Hi Alex

> The assumption about a height of the Red Pyramid
> of 200 cubits is used for simplification when
> precision is not needed (for example in wiki) or
> by adepts of round numbers.

Surely precision is always desired where possible?

> In order for the pyramid with the base 418c to
> have a height of 200c, its angle of slope should
> be 43° 44' which is about 1° less than the actual
> (Petrie's 44° 36'; Dorner's 44° 44').

Yes, basically what I've been saying.

> For the given angle of slope the height is 209c *
> tg(44,67°) = 206,58c.

I think we need more reliable data.

>

Quote

The horizontal distance from the centre to
> the 10/7 line, where it cuts the bend is 118
> cubits, or with the root 2 slope it is
> 117.36.

>
> For the Red pyramid with slope of 44° 40' the
> horizontal distance from the center to the casing
> plane at the level of 90c is 117,95c which is
> quite close to 118,16c for the Bent pyramid (55°).

Well something like that.

> When I hear that the ancients wanted to "encode"
> the approximation of the root of two in the
> proportions of the Bent pyramid, I ask what ratio
> they wanted to encode in the proportions of the
> Red pyramid (assuming that two consecutive
> pyramids of one king should be built on the basis
> of similar ideas and principles).

If we suppose that Sneferu's and Khufu's builders maintained an architectural tradition of some sort then, by looking at the latter, we might find clues to Dashur. The geometry seems to show this -



- on the left is Legon's Bent pyramid analysis, in which he draws similarities with Giza - 280/99 to define a Bent base of 362 cubits. The pyramid is given a height of 200 cubits, which is divided vertically into the ratio 11/9 by the bend line A. On the right is the Red, with a base of 418 . This figure is generated by a root 3 relation - 362/209. Moreover a prolongation of the root 3 ratio 97/56 = 485/280 intersects the casing at B. This ratio also defines the height of the Red 205 above base. At the start of building the casing of the Bent, the pyramid form was to be half an octahedron and each face an equilateral triangle - or root 3.

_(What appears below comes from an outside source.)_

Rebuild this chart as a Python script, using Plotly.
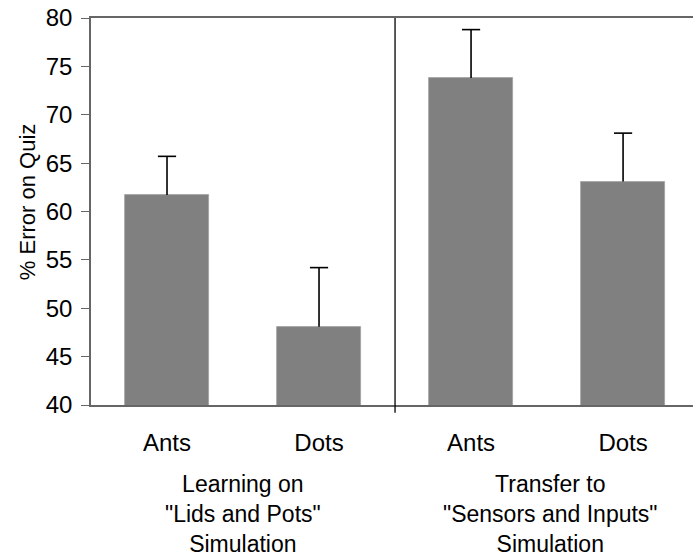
import plotly.graph_objects as go

# Data
categories = ["Ants", "Dots", "Ants", "Dots"]
x_pos = [0, 1, 2, 3]
means = [61.7, 48.1, 73.8, 63.1]
errors = [4.0, 6.1, 5.0, 5.0]
group_labels = ["Learning on<br>\"Lids and Pots\"<br>Simulation",
                "Transfer to<br>\"Sensors and Inputs\"<br>Simulation"]
group_x = [0.5, 2.52]
y_ticks = [40, 45, 50, 55, 60, 65, 70, 75, 80]
y_title = "% Error on Quiz"

FONT = "Liberation Sans, Arial, sans-serif"

fig = go.Figure()
fig.add_trace(go.Bar(
    x=x_pos, y=means, width=0.553,
    marker=dict(color="#808080", line=dict(color="#a0a0a0", width=0.8)),
    showlegend=False, hoverinfo="skip",
))
tops = [m + e for m, e in zip(means, errors)]
fig.add_trace(go.Scatter(
    x=x_pos, y=tops, mode="markers",
    marker=dict(symbol="line-ew", size=13, color="black",
                line=dict(color="black", width=1.6)),
    error_y=dict(type="data", symmetric=False, array=[0]*4, arrayminus=errors,
                 width=0, thickness=1.6, color="black"),
    showlegend=False, hoverinfo="skip",
))

# divider between groups
fig.add_shape(type="line", xref="x", yref="paper", x0=1.5, x1=1.5,
              y0=-0.02, y1=1, line=dict(color="black", width=1.3))

for gx, gl in zip(group_x, group_labels):
    fig.add_annotation(x=gx, xref="x", y=0, yref="paper", yanchor="top",
                       yshift=-64, text=gl, showarrow=False,
                       font=dict(family=FONT, size=23, color="black"))

fig.add_annotation(x=-0.106, xref="paper", y=0.5245, yref="paper",
                   xanchor="center", yanchor="middle", textangle=-90,
                   text=y_title, showarrow=False,
                   font=dict(family=FONT, size=22, color="black"))

fig.update_layout(
    width=693, height=558,
    margin=dict(l=91, r=0, t=18, b=153),
    paper_bgcolor="white", plot_bgcolor="white",
    font=dict(family=FONT, size=22, color="black"),
    bargap=0,
)
fig.update_xaxes(
    range=[-0.5, 3.46], tickmode="array", tickvals=x_pos, ticktext=categories,
    showline=True, mirror=True, linecolor="#666666", linewidth=1.6,
    ticks="", showgrid=False, zeroline=False, ticklabelstandoff=15,
    tickfont=dict(family=FONT, size=24, color="black"),
)
fig.update_yaxes(
    range=[40, 80], tickmode="array", tickvals=y_ticks,
    showline=True, linecolor="#666666", linewidth=1.6,
    ticks="outside", ticklen=8, tickcolor="#666666", tickwidth=1.3,
    showgrid=False, zeroline=False, ticklabelstandoff=4,
    tickfont=dict(family=FONT, size=24, color="black"),
)

fig.write_html("out.html")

So if one is looking for ideas and principles here you have it - geometry. If the width of the bend line is determined by Legon's scheme the Red cannot simply be an 'extrapolation' of the Bent - the Red side must pass through the bend to an apex 205 cubits above base. I can't believe the builders didn't notice the difference in heights between the two pyramids.

>

Quote

The proposition that Betelgeuse and Alnitak
> culminated on the Meridiam simultaneously in the
> pyramid age, at altitudes similar to the slope
> angles of the Bent pyramid

>
> Chris wrote: "The earlier ‘Bent’ pyramid is
> orientated about 12’ west of north that
> corresponds to the vertical alignment c. 2630.
> Betelgeuse the uppermost star in the vertical
> alignment was 54.52° above the horizon and
> Alnitak, the middle star, 44.53°. These two angles
> are similar to the angles of incline for the lower
> and upper parts of the ‘Bent’ pyramid. The ‘Red’
> pyramid is orientated about 5’ west of north that
> corresponds to the vertical alignment c. 2590.
> Alnitak was 44.7° above the horizon, which again
> is similar to the angle of incline of the
> pyramid."
>
> As we know the angle of slope for upper part of
> the Bent pyramid is 43°-43.5° while Alnitak had
> altitude 44.53°, more than 1° higher.
> Proposed scheme explains angles of slope of the
> Red pyramid and the lower part of the Bent, but
> does not explain its upper part.

Well, one possible solution is to question the slope of the upper Bent. But make the pyramid higher (say 205) and, while you gain in the star altitude department , you lose the Legon geometry. A tantalizing problem.

Robin